Research appears to help back this up. In 2001, University of Utah psychology professors David Strayer and Frank Drews used a joystick-equipped computer to show that people talking on cellphones were more likely to miss situations or react more slowly during traffic simulations.

“If you put a 20-year-old driver behind the wheel with a cellphone, their reaction times are the same as a 70-year-old driver who is not using a cellphone,” Strayer wrote in the report. “It’s like instantly aging a large number of drivers.”

In a 2005 followup study, Drews and Strayer found that motorists talking on cellphones performed about the same as drivers with blood alcohol levels exceeding .08 percent.

Additionally, the researchers noted, new cars are becoming increasingly complex, with DVD players, GPS devices and other high-tech items that can divert attention from the road.

“What happens is you have a very complex environment that exceeds the capacity of what a human can do,” the study said.

The human factor Longoria said he has noticed more and more island drivers using hands-free devices, and added that “I think most people want to do the right thing.”

He and Mauk agreed that perhaps the best approach to minimizing cellphone usage by drivers is to follow the example of the state’s seat-belt law.

Washington has required drivers and passengers of motor vehicles to wear seat belts since 1986, but, like the cellphone laws, the regulation started out as a secondary offense.
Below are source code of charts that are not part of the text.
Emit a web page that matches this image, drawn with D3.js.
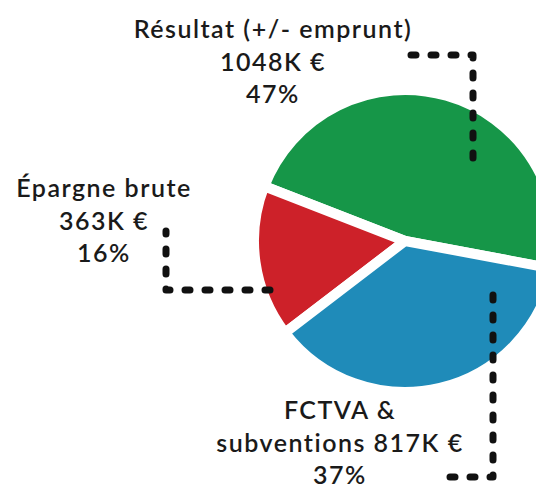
<!DOCTYPE html>
<html>
<head>
<meta charset="utf-8">
<script src="https://cdn.jsdelivr.net/npm/d3@7"></script>
<style>
  html, body { margin: 0; padding: 0; background: #ffffff; }
  svg { display: block; }
  text { font-family: Lato, "Open Sans", sans-serif; font-weight: 600; fill: #1a1a1a; }
</style>
</head>
<body>
<svg id="chart" width="536" height="488"></svg>
<script>
// ---- data ----
const categories = ["Résultat (+/- emprunt)", "Épargne brute", "FCTVA & subventions"];
const values = [1048, 363, 817];          // K €
const percents = [47, 16, 37];            // %
const colors = ["#169648", "#cd2129", "#1f8bb9"];
// label line splitting (text only)
const nameLine1 = ["Résultat (+/- emprunt)", "Épargne brute", "FCTVA &"];
const valuePrefix = ["", "", "subventions "];

// ---- layout ----
const W = 536, H = 488;
const cx = 405, cy = 241, R = 151;
const startDeg = 100.6;   // slices run counter-clockwise from here
const labelPos = [
  { x: 273, y: 38 },
  { x: 104, y: 197 },
  { x: 340, y: 419 }
];
const lineGap = 32.5;
const leaders = [
  [[473, 158], [473, 55], [405, 55]],
  [[270, 290], [166, 290], [166, 231]],
  [[493, 295], [493, 477], [448, 477]]
];

const svg = d3.select("#chart");
svg.append("rect").attr("width", W).attr("height", H).attr("fill", "#fff");

const start = startDeg * Math.PI / 180;
const pie = d3.pie().sort(null).value(d => d).startAngle(start).endAngle(start - 2 * Math.PI);
const arc = d3.arc().innerRadius(0).outerRadius(R);

const g = svg.append("g").attr("transform", `translate(${cx},${cy})`);
g.selectAll("path")
  .data(pie(values))
  .join("path")
  .attr("d", arc)
  .attr("fill", (d, i) => colors[i])
  .attr("stroke", "#fff")
  .attr("stroke-width", 10)
  .attr("stroke-linejoin", "round");

const line = d3.line();
svg.selectAll("path.leader")
  .data(leaders)
  .join("path")
  .attr("class", "leader")
  .attr("d", d => line(d))
  .attr("fill", "none")
  .attr("stroke", "#111")
  .attr("stroke-width", 7)
  .attr("stroke-linecap", "round")
  .attr("stroke-linejoin", "round")
  .attr("stroke-dasharray", "5 15");

const labelData = categories.map((c, i) => ({
  lines: [nameLine1[i], `${valuePrefix[i]}${values[i]}K €`, `${percents[i]}%`],
  pos: labelPos[i]
}));

labelData.forEach(ld => {
  const t = svg.append("text")
    .attr("text-anchor", "middle")
    .attr("font-size", 25)
    .attr("letter-spacing", 1.5);
  ld.lines.forEach((s, j) => {
    t.append("tspan")
      .attr("x", ld.pos.x)
      .attr("y", ld.pos.y + j * lineGap)
      .text(s);
  });
});
</script>
</body>
</html>
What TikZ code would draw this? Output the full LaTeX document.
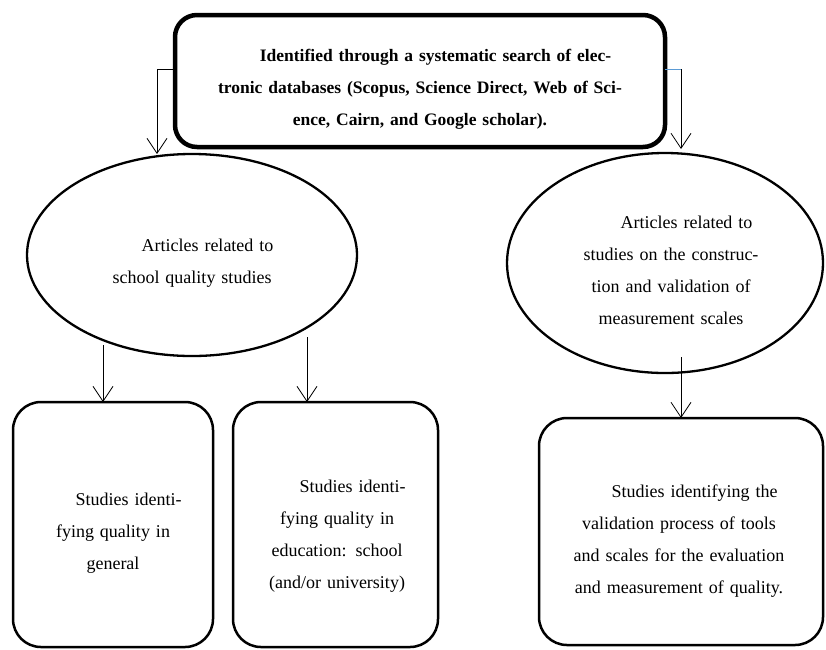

It became a primary offense in 2002.

Longoria said drivers gradually accepted the seat-belt law, and by the time it became a primary offense, there already was about 85 percent compliance.

“Making it a primary offense converted the diehards, and now we’re up to 95 percent,” he said. “The same thing could happen with cellphones.”

Mauk said the emphasis should be on information and education.

“There’s some difficulty in enforcing the cellphone law,” he said. “But the thought is to push the spirit of the law and hope for compliance.”